As many of you know, the Consumer Electronics Show was two weeks ago, in Las Vegas. As always, your esteemed ZATZ editorial staff was on the case, prepared to cover the show in full. Unlike in previous years, uh, something happened on the way to the convention center.

You see, Denise Amrich and I -- the two co-founders of ZATZ Publishing -- got married, as shown in Figure A. And, yep, CES went out the window. To make things even more interesting, Elvis is part of the story.

FIGURE A


ZATZ co-founders David and Denise tie the knot. Roll over picture for a larger image.

To be fair (and before we begin the real story), ZATZ did cover CES. The bulk of the heavy lifting was done by Senior Editor James Booth, who kept things going while Denise and I were getting our groove on. Other editors and authors were on-site at the show and you'll see their coverage and analysis in the pages of the magazine.

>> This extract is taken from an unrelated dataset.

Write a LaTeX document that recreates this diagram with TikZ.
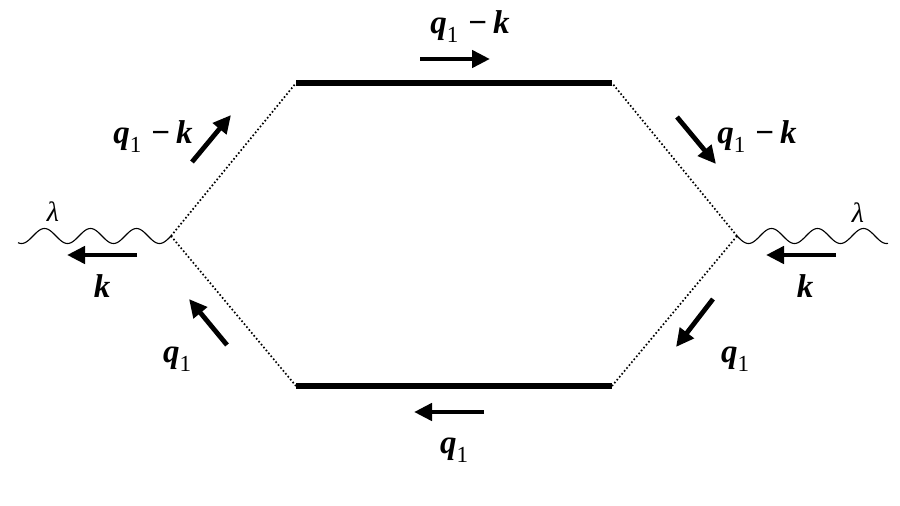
\documentclass[tikz,border=0pt]{standalone}
\usepackage{fontspec}
\setmainfont{Liberation Serif}
\usetikzlibrary{arrows.meta}
\newcommand\qone{{\bfseries\itshape q}\raisebox{-0.28em}{\fontsize{23}{26}\selectfont 1}}
\newcommand\kk{{\bfseries\itshape k}}
\newcommand\qmk{\qone\hspace{10pt}{\bfseries −}\hspace{6pt}\kk}
\tikzset{
  bar/.style={line width=6.5pt},
  prop/.style={line width=1.7pt, dash pattern=on 1.6pt off 2.2pt},
  mom/.style={line width=4.8pt, -{Triangle[length=18pt,width=17pt]}},
  lab/.style={inner sep=0pt, anchor=base, font=\fontsize{33}{36}\selectfont},
  lam/.style={inner sep=0pt, font=\fontsize{28}{32}\selectfont\itshape},
  wave/.style={line width=1.1pt}
}
\begin{document}
\begin{tikzpicture}[x=1pt,y=-1pt]
\useasboundingbox (0,0) rectangle (900,506);
% vertices and bar ends
\coordinate (L) at (171,236);
\coordinate (R) at (737,236);
\coordinate (TL) at (296,83);
\coordinate (TR) at (612,83);
\coordinate (BL) at (296,386);
\coordinate (BR) at (612,386);
% bars
\draw[bar] (TL) -- (TR);
\draw[bar] (BL) -- (BR);
% dotted propagators
\draw[prop] (L) -- (TL);
\draw[prop] (L) -- (BL);
\draw[prop] (R) -- (TR);
\draw[prop] (R) -- (BR);
% photon waves
\draw[wave] plot[domain=18:171, samples=160, smooth] (\x, {236+7.5*sin(7.826*(171-\x))});
\draw[wave] plot[domain=737:888, samples=160, smooth] (\x, {236+7.5*sin(7.826*(\x-737))});
\node[lam] (lamL) at (53,212) {λ};
\node[lam] (lamR) at (858,213) {λ};
% momentum arrows
\coordinate (a1s) at (420,59);  \coordinate (a1e) at (490,59);
\coordinate (a2s) at (484,412); \coordinate (a2e) at (414,412);
\coordinate (a3s) at (137,255); \coordinate (a3e) at (67,255);
\coordinate (a4s) at (836,255); \coordinate (a4e) at (766,255);
\coordinate (a5s) at (192,162); \coordinate (a5e) at (231,115);
\coordinate (a6s) at (227,345); \coordinate (a6e) at (189,299);
\coordinate (a7s) at (677,117); \coordinate (a7e) at (716,164);
\coordinate (a8s) at (713,299); \coordinate (a8e) at (676,347);
\draw[mom] (a1s) -- (a1e);
\draw[mom] (a2s) -- (a2e);
\draw[mom] (a3s) -- (a3e);
\draw[mom] (a4s) -- (a4e);
\draw[mom] (a5s) -- (a5e);
\draw[mom] (a6s) -- (a6e);
\draw[mom] (a7s) -- (a7e);
\draw[mom] (a8s) -- (a8e);
% labels
\node[lab] (t1) at (470,33) {\qmk};
\node[lab] (t2) at (153,143) {\qmk};
\node[lab] (t3) at (757,143) {\qmk};
\node[lab] (t4) at (102,297) {\kk};
\node[lab] (t5) at (805,297) {\kk};
\node[lab] (t6) at (177,362) {\qone};
\node[lab] (t7) at (735,362) {\qone};
\node[lab] (t8) at (454,453) {\qone};
\end{tikzpicture}
\end{document}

Denise and I have known each other for eleven years. We first met when Denise helped me complete the book Lotus Notes 3 Revealed!, back in 1992. She helped me produce our early newsletters for Ziff-Davis Publishing, and helped manage the old software company I owned, Component Software. In addition to working together, she and I became best friends.

"We were married by an Elvis named Norm."

When it came time to start our own magazine publishing company, Denise and I formed ZATZ together. Like all companies coming out of the dot-com era, we experienced our ups and downs. Shortly after September 11, 2001, Denise felt she needed to get out of the metropolitan New York Area and moved to Hawaii.

We missed each other terribly. She was there for 18 months, and during that time we spent an average of four hours a day on the phone. This was in the days before all-you-can-eat phone services and voice-over-IP, so the phone bills were enormous.

We'd also chat with each other over Microsoft's Instant Messenger, and when we missed each other too much, we'd fire up the video client so we could see each other, albeit at very low resolution and with very choppy transmission.

If you've used IM clients at all, you know that there's an indicator that shows whether your friends are online. That "presence indicator" was, in many ways, my lifeline for those 18 months. When it was all green, I knew Denise was at the other end of the Internet, working on her computer in Hawaii.

What's funny is that this very indicator used to bug her out. She'd tell me that sometimes she didn't want me to know whether or not she was at her computer -- it felt too much like I was keeping tabs on her. After a while, it became something of a game for us, to be able to tell when the other person was around.